Elle avait passé en revue deux des piles lorsqu’elle s’aperçut que les documents les plus récents se trouvaient en dessous, et décida de s’y intéresser en priorité. Faute de comprendre ce qu’elle lisait, elle mettait de côté les courriers couronnés de tampons, ainsi que ceux sur lesquels figurait en grosses lettres rouges la mention « STRENG GEHEIM », probablement l’équivalent en allemand de Top Secret.
Ses yeux s’arrêtèrent brusquement sur un nom qu’elle reconnut : « ESTERHAZY ». Le nom de jeune fille d’Hélène, l’ancienne femme de Pendergast. Ce patronyme revenait à plusieurs reprises dans les documents suivants et elle fourra précieusement le tout dans son sac à dos.
Les paperasses suivantes étaient rédigées en espagnol, quelques autres dans ce qui devait être du portugais. Ses connaissances en espagnol lui permettaient de comprendre approximativement leur contenu, mais il s’agissait essentiellement de documents administratifs : factures, ordres de réquisition, listes de dépenses, demandes de remboursement, ainsi que les dossiers médicaux de malades dont les noms avaient été noircis lorsqu’ils ne se résumaient pas à de simples initiales. À tout hasard, elle les glissa dans son sac, déjà bien rempli.
Une lame de parquet craqua dans son dos.
Corrie sentit monter en elle une bouffée d’adrénaline et arrêta de respirer, tous les sens aux aguets.
Rien.
Elle referma son sac et se releva sans bruit. La porte de la pièce était restée entrouverte et un rai de lumière filtrait à travers l’interstice. En tendant l’oreille, elle perçut un autre craquement.
Elle se trouvait prise au piège dans le grenier. Aucune fenêtre par laquelle s’échapper, nulle part où se cacher.
Corrie refusa de se laisser gagner par la panique, se demandant si son imagination ne lui jouait pas des tours. Elle attendit, prête à bondir à la moindre alerte.
Un nouveau craquement, plus proche. Le doute n’était plus permis, quelqu’un montait les marches conduisant au grenier.
Tout à son tri, elle avait oublié de se montrer discrète ; restait à savoir si l’inconnu de l’escalier l’avait entendue.
Avançant centimètre par centimètre, elle se rapprocha du placard dont la porte ouverte lui tendait les bras et atteignit son but sans bruit. Elle se glissa à l’intérieur du réduit en tirant la porte à elle sans la fermer tout à fait, puis elle s’accroupit dans l’obscurité. Son cœur battait si fort qu’elle craignait d’être entendue par l’intrus.

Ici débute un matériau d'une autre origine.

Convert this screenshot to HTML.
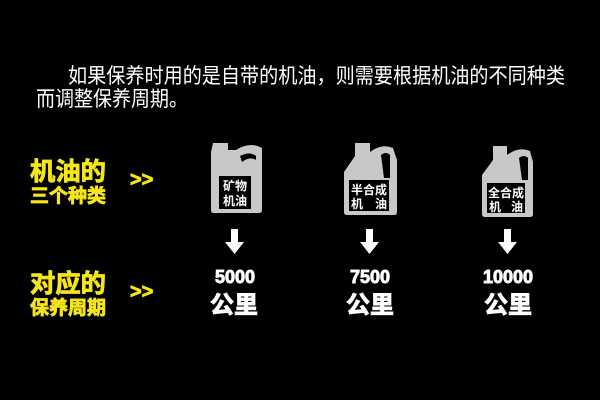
<!DOCTYPE html>
<html><head><meta charset="utf-8"><style>
html,body{margin:0;padding:0;background:#000;width:600px;height:400px;overflow:hidden}
svg{display:block}
text{font-family:"Liberation Sans","Noto Sans CJK SC",sans-serif}
</style></head><body>
<svg width="600" height="400" viewBox="0 0 600 400">
<rect width="600" height="400" fill="#000"/>
<text x="68" y="83" font-size="21" fill="#fff" textLength="497" lengthAdjust="spacingAndGlyphs">如果保养时用的是自带的机油，则需要根据机油的不同种类</text>
<text x="36" y="106" font-size="21" fill="#fff" textLength="152" lengthAdjust="spacingAndGlyphs">而调整保养周期。</text>

<g fill="#f5e61a" stroke="#f5e61a" stroke-width="0.8" font-weight="bold">
<text x="30" y="180" font-size="25" textLength="76" lengthAdjust="spacingAndGlyphs">机油的</text>
<text x="30" y="202" font-size="19" textLength="76" lengthAdjust="spacingAndGlyphs">三个种类</text>
<text x="130" y="186" font-size="20">&gt;&gt;</text>
<text x="30" y="292" font-size="25" textLength="76" lengthAdjust="spacingAndGlyphs">对应的</text>
<text x="30" y="314" font-size="19" textLength="76" lengthAdjust="spacingAndGlyphs">保养周期</text>
<text x="130" y="298" font-size="20">&gt;&gt;</text>
</g>

<g fill="#c8c8c8">
<path d="M213 143 L228 143 L228 150 L236 150 Q250 141 262 148 L262 210 Q262 213 259 213 L214 213 Q211 213 211 210 L211 152 Z"/>
<path d="M355 143 L370 143 L370 152 Q382 143 393 148 L397 160 L397 212 Q397 215 394 215 L347 215 Q344 215 344 212 L344 172 L355 156 Z"/>
<path d="M493 146 L507 146 L507 155 Q519 146 530 151 L533 162 L533 214 Q533 217 530 217 L485 217 Q482 217 482 214 L482 175 L493 160 Z"/>
</g>
<g fill="#000">
<path d="M240 156 Q250 151 256 156 L256 160 Q250 156 242 162 Z"/>
<path d="M381 155 Q386 151 390 155 L390 178 L384 178 Z"/>
<path d="M519 158 Q524 154 528 158 L528 180 L522 180 Z"/>
<rect x="219" y="176" width="32" height="33"/>
<rect x="349" y="180" width="40" height="31"/>
<rect x="487" y="183" width="38" height="30"/>
</g>
<g fill="#fff" font-weight="bold" font-size="12">
<text x="235" y="190" text-anchor="middle">矿物</text>
<text x="235" y="205" text-anchor="middle">机油</text>
<text x="369" y="194" text-anchor="middle">半合成</text>
<text x="369" y="208" text-anchor="middle" textLength="36" lengthAdjust="spacing">机　油</text>
<text x="506" y="197" text-anchor="middle">全合成</text>
<text x="506" y="211" text-anchor="middle" textLength="34" lengthAdjust="spacing">机　油</text>
</g>

<g fill="#fff">
<path d="M231 229 h7 v13 h6 l-9.5 12 l-9.5 -12 h6 z"/>
<path d="M366 229 h7 v13 h6 l-9.5 12 l-9.5 -12 h6 z"/>
<path d="M504 229 h7 v13 h6 l-9.5 12 l-9.5 -12 h6 z"/>
</g>
<g fill="#fff" stroke="#fff" stroke-width="0.9" font-weight="bold" text-anchor="middle">
<text x="235" y="283" font-size="18">5000</text>
<text x="370" y="283" font-size="18">7500</text>
<text x="508" y="283" font-size="18">10000</text>
<text x="234" y="313" font-size="24">公里</text>
<text x="370" y="313" font-size="24">公里</text>
<text x="508" y="313" font-size="24">公里</text>
</g>
</svg>
</body></html>
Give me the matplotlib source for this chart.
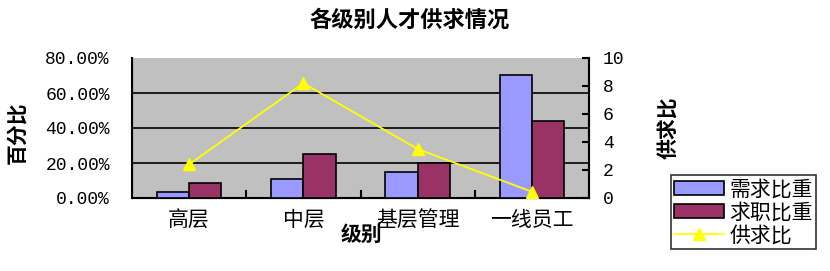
import matplotlib
matplotlib.use("Agg")
import matplotlib.pyplot as plt
import numpy as np
from matplotlib.ticker import FuncFormatter, MultipleLocator

plt.rcParams['font.family'] = ['Noto Sans CJK SC', 'DejaVu Sans']

categories = ['高层', '中层', '基层管理', '一线员工']
demand_share = [3.3, 10.8, 15.1, 70.3]     # 需求比重 (%)
supply_share = [8.5, 25.4, 20.2, 44.2]    # 求职比重 (%)
supply_demand_ratio = [2.4, 8.2, 3.5, 0.45]  # 供求比

W, H = 830, 271
fig = plt.figure(figsize=(W/100, H/100), dpi=100)
ax = fig.add_axes([132/W, 1-198/H, (589-132)/W, (198-58)/H])
ax.set_facecolor('#C0C0C0')

x = np.arange(len(categories))
bw = 0.283
ax.bar(x - bw/2, demand_share, bw, color='#9999FF', edgecolor='black', linewidth=1.2, label='需求比重', zorder=3)
ax.bar(x + bw/2, supply_share, bw, color='#993366', edgecolor='black', linewidth=1.2, label='求职比重', zorder=3)
ax.set_xlim(-0.5, len(categories)-0.5)
ax.set_ylim(0, 80)
ax.yaxis.set_major_locator(MultipleLocator(20))
ax.yaxis.set_major_formatter(FuncFormatter(lambda v, p: f"{v:.2f}%"))
for g in [20, 40, 60]:
    ax.axhline(g, color='black', linewidth=1.2, zorder=1)

ax.set_xticks(x)
ax.set_xticklabels(categories, fontsize=15)
ax.set_xticks(np.arange(0.5, len(categories)-0.5, 1), minor=True)
ax.tick_params(axis='x', which='major', length=0, pad=8)
ax.tick_params(axis='x', which='minor', direction='in', length=6, width=1.5)
ax.tick_params(axis='y', direction='in', length=0, pad=16)
for lab in ax.get_yticklabels():
    lab.set_fontproperties('Liberation Mono')
    lab.set_fontsize(13)
ax.spines['top'].set_visible(False)
for s in ['left', 'bottom', 'right']:
    ax.spines[s].set_linewidth(1.5)

ax2 = ax.twinx()
ax2.plot(x, supply_demand_ratio, color='#FFFF00', marker='^', markersize=8, linewidth=1.3, label='供求比', zorder=5)
ax2.set_ylim(0, 10)
ax2.yaxis.set_major_locator(MultipleLocator(2))
ax2.tick_params(axis='y', direction='in', length=5, width=1.5, pad=10)
for lab in ax2.get_yticklabels():
    lab.set_fontproperties('Liberation Mono')
    lab.set_fontsize(13)
ax2.spines['top'].set_visible(False)
ax2.spines['right'].set_linewidth(1.5)

fig.text(410/W, 1-20/H, '各级别人才供求情况', ha='center', va='center', fontsize=16, fontweight='bold')
fig.text(17/W, 1-133/H, '百分比', ha='center', va='center', rotation=90, fontsize=15, fontweight='bold')
fig.text(669/W, 1-128/H, '供求比', ha='center', va='center', rotation=90, fontsize=15, fontweight='bold')
fig.text(362/W, 1-234/H, '级别', ha='center', va='center', fontsize=15, fontweight='bold')

h1, l1 = ax.get_legend_handles_labels()
h2, l2 = ax2.get_legend_handles_labels()
leg = fig.legend(h1 + h2, l1 + l2, loc='upper left', bbox_to_anchor=(671/W, 1-175/H),
                 fontsize=15, frameon=True, fancybox=False, edgecolor='black',
                 borderpad=0.15, labelspacing=0.05, handlelength=2.4, handletextpad=0.25,
                 borderaxespad=0)
leg.get_frame().set_linewidth(1.2)

fig.savefig('out.png', dpi=100)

Un nouveau craquement, suivi d’un léger grincement, lui indiqua qu’une main écartait la porte de la pièce. Retenant son souffle, Corrie glissa un œil depuis sa cachette et vit une silhouette s’avancer lentement au milieu des piles de dossiers.
Entièrement vêtu de noir, les yeux dissimulés derrière des lunettes à verres fumés, l’inconnu s’immobilisa au milieu du grenier, sortit un pistolet et se tourna vers le placard en levant le canon de son arme.
Corrie, tétanisée par la peur, ne respirait plus.
— Je vous demanderai de sortir, lui ordonna l’homme avec un fort accent.
Après une longue hésitation, Corrie se releva et sortit de sa cachette.
L’homme afficha un large sourire, ôta la sécurité de son arme d’un mouvement du pouce et la mit en joue.
— Auf Wiedersehen, dit-il froidement.